:: CHALLENGE ::
Copy every line in which the string "matplotlib" occurs.

:: DATA FOR PROCESSING ::
-- BEGIN --
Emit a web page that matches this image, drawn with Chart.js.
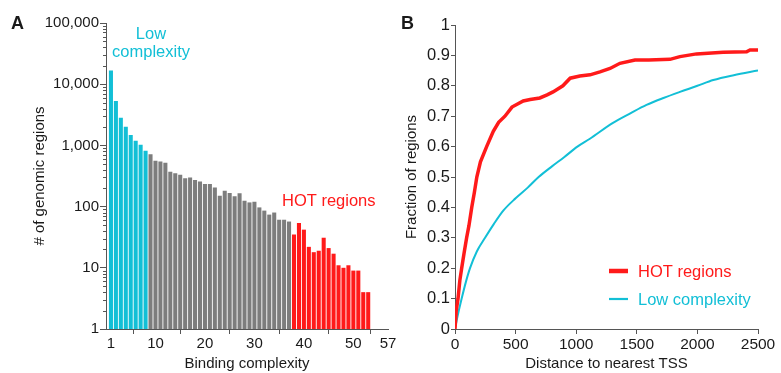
-- END --
-- BEGIN --
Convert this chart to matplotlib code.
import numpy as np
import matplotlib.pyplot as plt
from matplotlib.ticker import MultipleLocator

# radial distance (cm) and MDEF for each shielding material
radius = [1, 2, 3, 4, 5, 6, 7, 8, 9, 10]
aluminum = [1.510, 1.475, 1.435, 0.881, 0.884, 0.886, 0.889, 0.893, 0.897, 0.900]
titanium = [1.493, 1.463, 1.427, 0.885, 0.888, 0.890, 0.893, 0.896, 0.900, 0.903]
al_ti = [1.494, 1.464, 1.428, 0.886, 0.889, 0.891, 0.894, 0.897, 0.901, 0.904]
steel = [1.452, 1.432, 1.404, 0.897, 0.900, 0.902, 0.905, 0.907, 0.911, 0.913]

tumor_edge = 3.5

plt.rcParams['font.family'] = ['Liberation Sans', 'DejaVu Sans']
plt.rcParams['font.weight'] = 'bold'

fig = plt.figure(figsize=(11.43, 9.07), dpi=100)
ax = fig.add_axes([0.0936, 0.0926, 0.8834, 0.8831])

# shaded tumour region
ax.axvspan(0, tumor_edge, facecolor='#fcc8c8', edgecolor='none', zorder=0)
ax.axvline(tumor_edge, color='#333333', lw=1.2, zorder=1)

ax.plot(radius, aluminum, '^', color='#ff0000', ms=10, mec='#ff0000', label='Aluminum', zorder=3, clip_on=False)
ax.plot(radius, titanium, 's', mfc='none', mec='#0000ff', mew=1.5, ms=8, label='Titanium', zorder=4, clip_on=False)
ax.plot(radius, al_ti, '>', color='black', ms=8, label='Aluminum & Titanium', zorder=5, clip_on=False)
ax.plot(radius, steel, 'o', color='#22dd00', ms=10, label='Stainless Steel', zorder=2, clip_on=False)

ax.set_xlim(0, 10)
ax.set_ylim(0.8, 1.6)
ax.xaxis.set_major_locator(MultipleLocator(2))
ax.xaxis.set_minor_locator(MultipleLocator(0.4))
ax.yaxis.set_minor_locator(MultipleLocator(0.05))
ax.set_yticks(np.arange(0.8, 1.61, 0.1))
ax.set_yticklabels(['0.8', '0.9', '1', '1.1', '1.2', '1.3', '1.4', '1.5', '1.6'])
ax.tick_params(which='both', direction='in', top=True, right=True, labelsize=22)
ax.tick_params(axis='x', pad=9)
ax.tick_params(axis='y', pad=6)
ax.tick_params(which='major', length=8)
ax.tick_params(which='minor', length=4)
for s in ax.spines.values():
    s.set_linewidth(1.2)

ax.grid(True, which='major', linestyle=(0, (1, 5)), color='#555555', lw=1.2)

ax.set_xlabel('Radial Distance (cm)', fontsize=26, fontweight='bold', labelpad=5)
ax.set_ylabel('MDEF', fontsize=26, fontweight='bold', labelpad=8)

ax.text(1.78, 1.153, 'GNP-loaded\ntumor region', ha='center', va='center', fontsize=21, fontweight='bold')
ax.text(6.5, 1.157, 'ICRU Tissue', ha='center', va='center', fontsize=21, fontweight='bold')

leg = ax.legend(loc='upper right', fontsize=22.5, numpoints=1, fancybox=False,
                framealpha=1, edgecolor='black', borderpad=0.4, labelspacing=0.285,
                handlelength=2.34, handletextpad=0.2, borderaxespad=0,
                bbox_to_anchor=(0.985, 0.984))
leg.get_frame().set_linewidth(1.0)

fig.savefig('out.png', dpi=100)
-- END --
:: THE SOLUTION ::
Convert this chart to matplotlib code.
import matplotlib.pyplot as plt
from matplotlib.ticker import MultipleLocator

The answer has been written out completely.